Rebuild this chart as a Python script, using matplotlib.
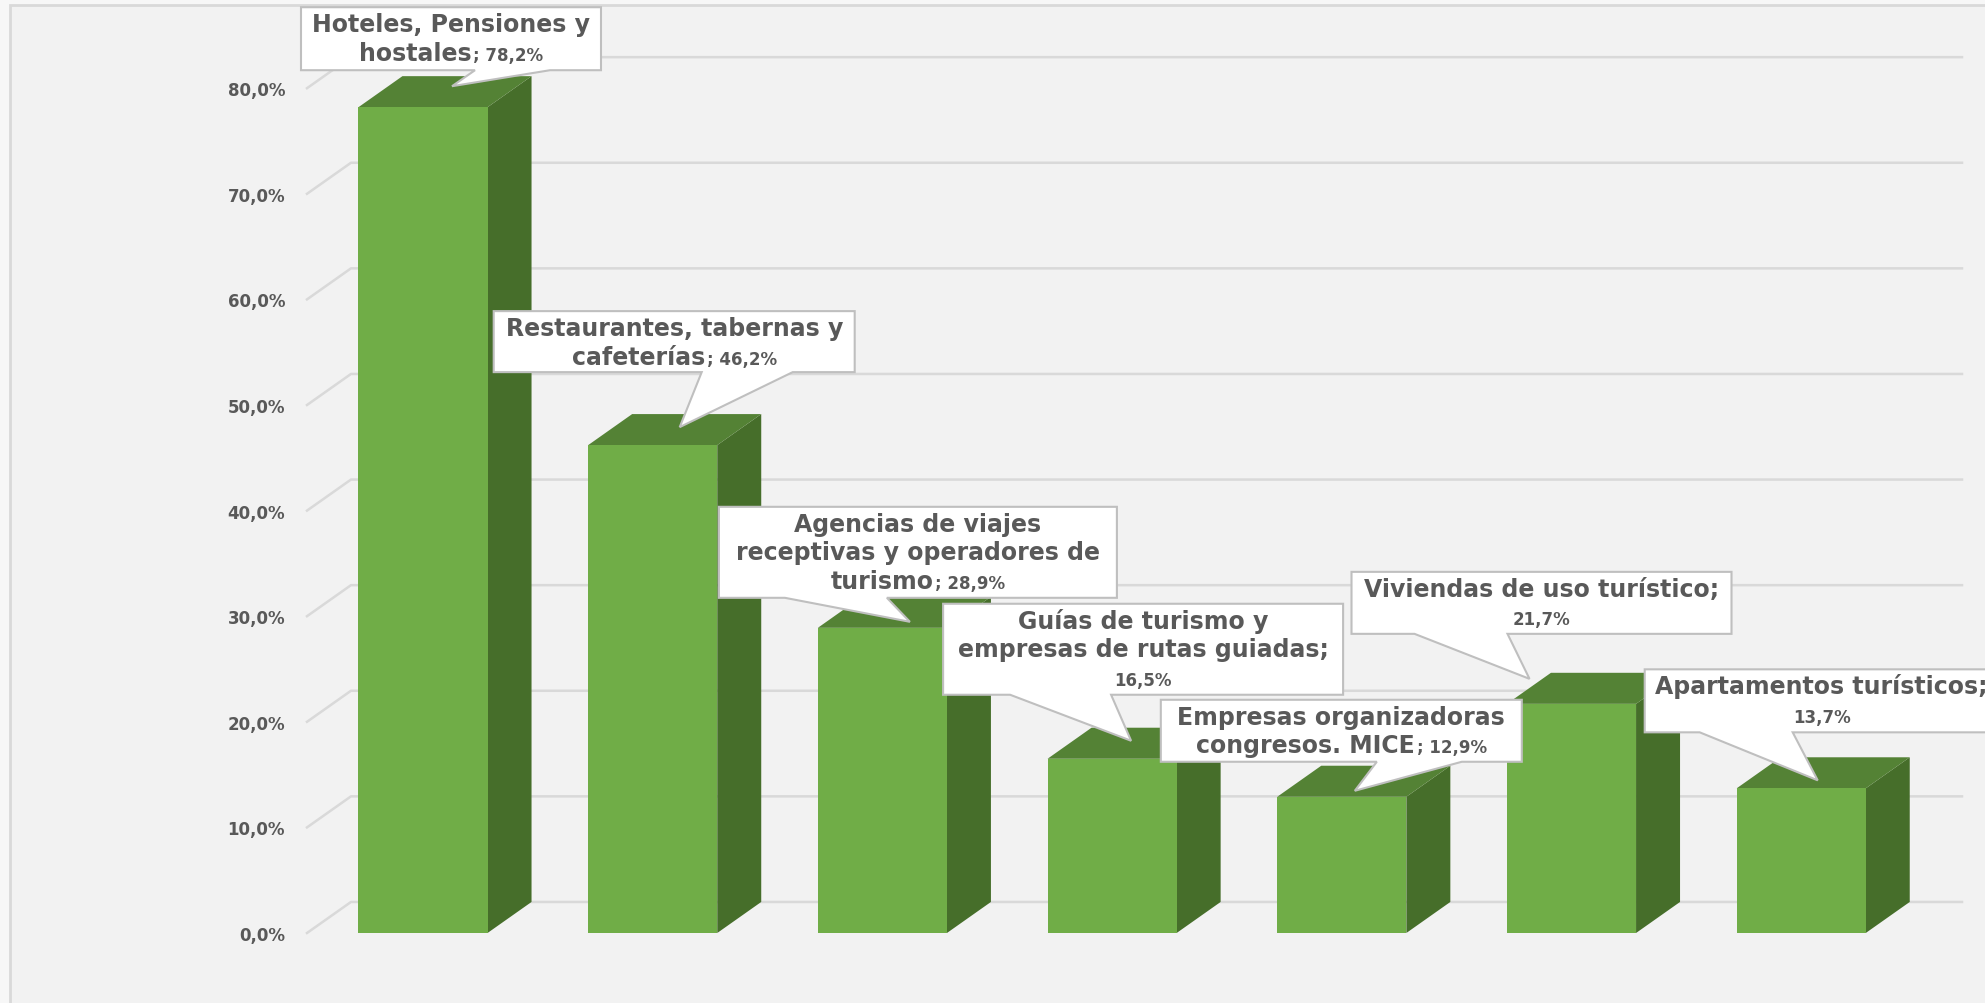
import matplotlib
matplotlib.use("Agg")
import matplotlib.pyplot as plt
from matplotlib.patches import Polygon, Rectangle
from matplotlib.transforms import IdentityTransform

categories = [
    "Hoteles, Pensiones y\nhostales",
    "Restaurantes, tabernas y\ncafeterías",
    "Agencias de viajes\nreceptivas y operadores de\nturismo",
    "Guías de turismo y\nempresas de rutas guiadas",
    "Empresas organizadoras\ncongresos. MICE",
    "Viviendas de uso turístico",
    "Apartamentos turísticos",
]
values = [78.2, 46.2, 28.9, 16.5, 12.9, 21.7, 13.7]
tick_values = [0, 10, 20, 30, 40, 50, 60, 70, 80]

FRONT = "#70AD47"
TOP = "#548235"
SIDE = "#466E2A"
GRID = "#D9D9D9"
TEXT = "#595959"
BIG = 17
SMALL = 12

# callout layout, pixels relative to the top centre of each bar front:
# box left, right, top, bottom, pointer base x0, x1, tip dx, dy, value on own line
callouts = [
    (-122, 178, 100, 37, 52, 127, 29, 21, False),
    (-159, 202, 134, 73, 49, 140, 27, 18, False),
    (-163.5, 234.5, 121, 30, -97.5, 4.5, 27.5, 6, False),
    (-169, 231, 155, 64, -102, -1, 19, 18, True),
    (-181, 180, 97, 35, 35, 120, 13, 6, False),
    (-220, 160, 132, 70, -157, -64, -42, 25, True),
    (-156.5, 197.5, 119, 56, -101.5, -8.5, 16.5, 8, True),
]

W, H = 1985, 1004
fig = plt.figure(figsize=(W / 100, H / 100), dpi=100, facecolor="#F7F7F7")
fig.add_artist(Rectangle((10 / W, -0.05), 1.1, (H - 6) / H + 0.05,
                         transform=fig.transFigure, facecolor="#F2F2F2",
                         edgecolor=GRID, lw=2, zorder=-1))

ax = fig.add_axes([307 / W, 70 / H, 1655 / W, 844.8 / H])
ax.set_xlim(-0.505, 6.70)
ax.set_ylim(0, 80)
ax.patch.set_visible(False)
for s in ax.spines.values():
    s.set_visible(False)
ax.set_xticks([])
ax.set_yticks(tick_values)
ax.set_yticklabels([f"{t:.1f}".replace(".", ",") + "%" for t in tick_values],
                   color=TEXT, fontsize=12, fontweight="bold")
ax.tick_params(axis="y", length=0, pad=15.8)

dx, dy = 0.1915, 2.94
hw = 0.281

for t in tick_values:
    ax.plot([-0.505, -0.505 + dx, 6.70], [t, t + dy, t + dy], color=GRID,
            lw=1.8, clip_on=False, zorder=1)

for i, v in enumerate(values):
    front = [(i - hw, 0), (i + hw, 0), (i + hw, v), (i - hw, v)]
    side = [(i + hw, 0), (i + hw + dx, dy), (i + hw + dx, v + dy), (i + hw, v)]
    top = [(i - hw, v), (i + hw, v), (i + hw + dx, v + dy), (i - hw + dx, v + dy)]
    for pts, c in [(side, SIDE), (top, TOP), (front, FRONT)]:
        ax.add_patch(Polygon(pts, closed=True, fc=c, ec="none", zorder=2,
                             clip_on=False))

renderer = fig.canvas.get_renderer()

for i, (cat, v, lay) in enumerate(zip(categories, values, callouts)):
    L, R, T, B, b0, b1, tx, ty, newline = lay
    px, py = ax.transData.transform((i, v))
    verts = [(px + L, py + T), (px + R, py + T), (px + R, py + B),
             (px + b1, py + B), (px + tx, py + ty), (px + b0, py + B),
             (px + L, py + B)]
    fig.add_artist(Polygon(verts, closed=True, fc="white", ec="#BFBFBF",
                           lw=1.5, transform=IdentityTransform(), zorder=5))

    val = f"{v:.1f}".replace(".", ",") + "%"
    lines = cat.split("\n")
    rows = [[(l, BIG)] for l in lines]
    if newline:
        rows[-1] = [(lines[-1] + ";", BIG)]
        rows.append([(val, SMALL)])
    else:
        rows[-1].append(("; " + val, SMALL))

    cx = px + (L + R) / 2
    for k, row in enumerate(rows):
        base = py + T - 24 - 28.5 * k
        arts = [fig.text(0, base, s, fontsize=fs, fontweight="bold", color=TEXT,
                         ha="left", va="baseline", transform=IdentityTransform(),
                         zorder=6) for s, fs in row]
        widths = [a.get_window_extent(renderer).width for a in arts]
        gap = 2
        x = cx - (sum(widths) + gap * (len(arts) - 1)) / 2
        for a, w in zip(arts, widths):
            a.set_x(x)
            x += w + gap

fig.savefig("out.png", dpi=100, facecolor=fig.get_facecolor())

### AIM
Copy out every line with the word "matplotlib".

### ANSWER TO THE EXERCISE
Rebuild this chart as a Python script, using matplotlib.
import matplotlib
matplotlib.use("Agg")
import matplotlib.pyplot as plt
from matplotlib.patches import Polygon, Rectangle
from matplotlib.transforms import IdentityTransform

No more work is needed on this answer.